Greyhound Running Express Service in Texas With Americanos Drivers

On Good Friday, dozens of ATU Local 1700 members leafleted passengers at Greyhound terminals in Dallas, Houston, San Antonio, El Paso, Phoenix and Los Angeles. The April 6 informational picketlines were a response to a company “bait and switch” scheme to operate Greyhound Express service across Texas with Americanos drivers.

In San Antonio, more than a dozen Local 1700 drivers picketed and passed out flyers to bus passengers. Union steward Patricia Wright said several riders thanked her and said they bought Greyhound tickets because of previous bad experiences with other bus lines. Wright understands their concerns; she and a co-worker cushioned home last Dec. 16 on an Americanos bus that crashed.

“We really didn’t want to ride that bus,” Wright said, “but we needed to get back to San Antonio quickly because the Board was busy. It kills me every time I think about it.”

A few years ago, Greyhound began marketing itself to white and “upscale” passengers, and launched or bought “Mexican” subsidiaries like Americanos for riders who cared mainly about getting the cheapest fare. Local 1700 fought this move into separate and unequal service since the company started down that long-discredited road.

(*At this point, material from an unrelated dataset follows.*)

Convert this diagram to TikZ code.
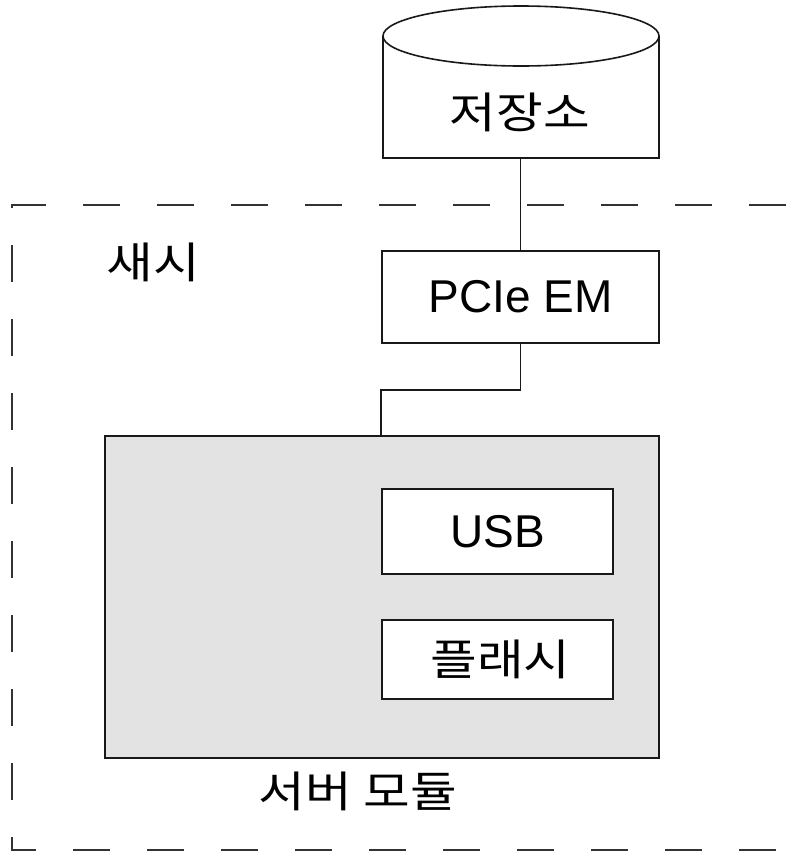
\documentclass[tikz,border=0pt]{standalone}
\usepackage{fontspec}
\setmainfont{Liberation Sans}
\newfontfamily\kr{Noto Sans CJK KR}[FakeStretch=1.18]
\begin{document}
\begin{tikzpicture}[x=1pt,y=-1pt,
  line width=1.6pt,
  box/.style={draw=black!90, fill=white, rectangle, inner sep=0pt, font=\fontsize{46}{52}\selectfont},
  lbl/.style={inner sep=0pt, font=\kr\fontsize{43}{48}\selectfont},
  frame/.style={draw=black!80, line width=1.6pt, dash pattern=on 37pt off 37pt}]
\clip (0,0) rectangle (791,852);
\fill[white] (0,0) rectangle (791,852);
% chassis frame
\coordinate (ftl) at (12,205);
\coordinate (fbl) at (12,850);
\draw[frame] (46,205) -- (ftl) -- (fbl) -- (830,850);
\draw[frame, dash phase=37pt] (46,205) -- (830,205);
\node[lbl] (chassis) at (153,262) {새시};
% storage cylinder
\draw[draw=black!90, fill=white] (383,36) -- (383,158) -- (659,158) -- (659,36);
\draw[draw=black!90, fill=white] (521,36) ellipse [x radius=138, y radius=30];
\node[lbl, minimum width=276pt, minimum height=92pt] (store) at (520,112) {저장소};
% PCIe EM
\node[box, minimum width=277pt, minimum height=92pt] (pcie) at (520.5,297) {PCIe EM};
% server module
\node[draw=black!90, fill=black!11, rectangle, inner sep=0pt, minimum width=554pt, minimum height=322pt] (server) at (382,597) {};
\node[box, minimum width=231pt, minimum height=85pt] (usb) at (497.5,531.5) {USB};
\node[box, lbl, draw=black!90, fill=white, minimum width=231pt, minimum height=79pt] (flash) at (497.5,659.5) {\hspace{6pt}플래시};
\node[lbl] (srvlbl) at (358,791) {서버 모듈};
% connectors
\draw[black!90] (store.south -| pcie.north) -- (pcie.north);
\draw[black!90] (pcie.south) -- ++(0,46) -| (usb.west |- server.north);
\end{tikzpicture}
\end{document}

Greyhound, however, didn’t foresee two developments that have reshaped inter-city bus travel. Taking the bus is an option again for millions of working Americans caught in the economic meltdown, and Wi-Fi has made long rides tolerable (even enjoyable) for commuters and college kids with laptops and iPads.

Now Greyhound wants to tap the more upscale market by “re-branding” some Texas service from Americanos to Greyhound Express. Riders think they are paying for Greyhound-level quality, but are really getting a bus painted like a Greyhound with “Operator: Americanos USA” in small letters and an Americanos driver.

Local 1700 drivers say they would welcome routes that never should have been taken away. But the company wants to have their cake and eat it, too: they want seasoned bilingual Local 1700 drivers, but instead of paying a bonus for the higher level of service, they want drivers to agree to an Americanos wage.

“I wish the company would have brought the Americanos drivers up to our salary level, instead of trying to force us down to their level,” said San Antonio picketer Wright.

Local 1700 President Bruce Hamilton said Greyhound is being dishonest with riders, and accused the company of violating federal law in a complaint to the National Labor Relations Board.

He said Greyhound’s treatment of bilingual drivers reflects the same discriminatory attitude as its marketing approach, and accused the company of using low wages at Americanos to create second-class drivers and provide second- class service for minority riders.

“Segmenting is nothing more than segregation warmed over,” Hamilton said. “It’s bad policy for employees and bad for the pubic we serve.”